**Directive**
Without including any images, repeat the data exactly.

**Dataset content**
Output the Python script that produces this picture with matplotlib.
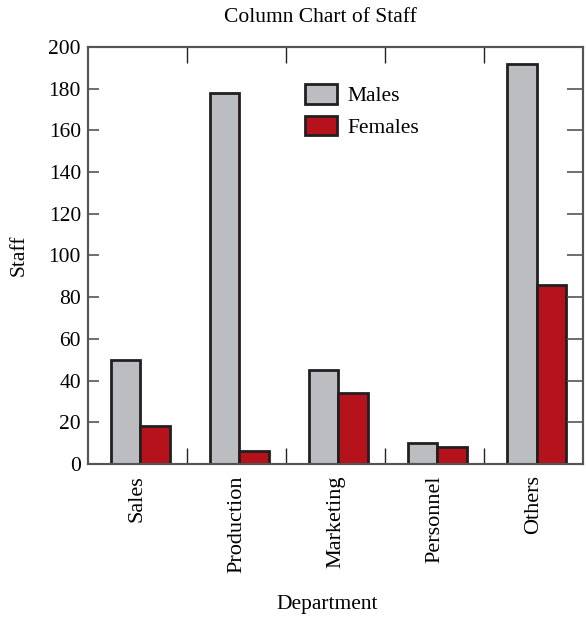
import matplotlib
matplotlib.use("Agg")
import matplotlib.pyplot as plt
import numpy as np

departments = ["Sales", "Production", "Marketing", "Personnel", "Others"]
males = [50, 178, 45, 10, 192]
females = [18, 6, 34, 8, 86]
yticks = [0, 20, 40, 60, 80, 100, 120, 140, 160, 180, 200]

plt.rcParams['font.family'] = ['Liberation Serif', 'DejaVu Serif']
FS = 15.5

fig = plt.figure(figsize=(5.86, 6.19), dpi=100)
ax = fig.add_axes([0.150, 0.2504, 0.845, 0.6737])

x = np.arange(len(departments))
w = 0.30
off = 0.03
edge = '#231f20'
ax.bar(x - w/2 + off, males, width=w, color='#bcbdc0', edgecolor=edge, linewidth=2.0, label='Males')
ax.bar(x + w/2 + off, females, width=w, color='#b5121b', edgecolor=edge, linewidth=2.0, label='Females')

ax.set_xlim(-0.5, 4.5)
ax.set_ylim(0, 200)
ax.set_yticks(yticks)
ax.set_xticks(x)
ax.set_xticklabels(departments, rotation=90, fontsize=16)
ax.set_xticks(np.arange(0.5, 4.5, 1), minor=True)
ax.tick_params(axis='x', which='major', length=0, pad=8)
ax.tick_params(axis='x', which='minor', direction='in', length=11.5, top=True, bottom=True, color='#222222', width=1)
ax.tick_params(axis='y', which='major', direction='in', length=8, labelsize=FS, color='#555555', width=1.2, pad=5)

ax2 = ax.twinx()
ax2.set_ylim(0, 200)
ax2.set_yticks(yticks)
ax2.tick_params(axis='y', direction='in', length=11.5, labelright=False, color='#555555', width=1.2)

for a in (ax, ax2):
    for s in a.spines.values():
        s.set_color('#555555')
        s.set_linewidth(1.5)

fig.text(320/586, 1 - 18/619, "Column Chart of Staff", fontsize=FS, ha='center', va='center')
ax.set_ylabel("Staff", fontsize=FS, labelpad=14)
fig.text(327/586, 1 - 605/619, "Department", fontsize=FS, ha='center', va='center')

leg = ax.legend(loc='upper left', bbox_to_anchor=(0.40, 0.957), frameon=False, fontsize=FS,
                handlelength=1.45, handleheight=1.0, handletextpad=0.5, labelspacing=0.45)

fig.savefig("out.png", dpi=100)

**Response for this exercise**
Output the Python script that produces this picture with matplotlib.
import matplotlib
matplotlib.use("Agg")
import matplotlib.pyplot as plt
import numpy as np

departments = ["Sales", "Production", "Marketing", "Personnel", "Others"]
males = [50, 178, 45, 10, 192]
females = [18, 6, 34, 8, 86]
yticks = [0, 20, 40, 60, 80, 100, 120, 140, 160, 180, 200]

plt.rcParams['font.family'] = ['Liberation Serif', 'DejaVu Serif']
FS = 15.5

fig = plt.figure(figsize=(5.86, 6.19), dpi=100)
ax = fig.add_axes([0.150, 0.2504, 0.845, 0.6737])

x = np.arange(len(departments))
w = 0.30
off = 0.03
edge = '#231f20'
ax.bar(x - w/2 + off, males, width=w, color='#bcbdc0', edgecolor=edge, linewidth=2.0, label='Males')
ax.bar(x + w/2 + off, females, width=w, color='#b5121b', edgecolor=edge, linewidth=2.0, label='Females')

ax.set_xlim(-0.5, 4.5)
ax.set_ylim(0, 200)
ax.set_yticks(yticks)
ax.set_xticks(x)
ax.set_xticklabels(departments, rotation=90, fontsize=16)
ax.set_xticks(np.arange(0.5, 4.5, 1), minor=True)
ax.tick_params(axis='x', which='major', length=0, pad=8)
ax.tick_params(axis='x', which='minor', direction='in', length=11.5, top=True, bottom=True, color='#222222', width=1)
ax.tick_params(axis='y', which='major', direction='in', length=8, labelsize=FS, color='#555555', width=1.2, pad=5)

ax2 = ax.twinx()
ax2.set_ylim(0, 200)
ax2.set_yticks(yticks)
ax2.tick_params(axis='y', direction='in', length=11.5, labelright=False, color='#555555', width=1.2)

for a in (ax, ax2):
    for s in a.spines.values():
        s.set_color('#555555')
        s.set_linewidth(1.5)

fig.text(320/586, 1 - 18/619, "Column Chart of Staff", fontsize=FS, ha='center', va='center')
ax.set_ylabel("Staff", fontsize=FS, labelpad=14)
fig.text(327/586, 1 - 605/619, "Department", fontsize=FS, ha='center', va='center')

leg = ax.legend(loc='upper left', bbox_to_anchor=(0.40, 0.957), frameon=False, fontsize=FS,
                handlelength=1.45, handleheight=1.0, handletextpad=0.5, labelspacing=0.45)

fig.savefig("out.png", dpi=100)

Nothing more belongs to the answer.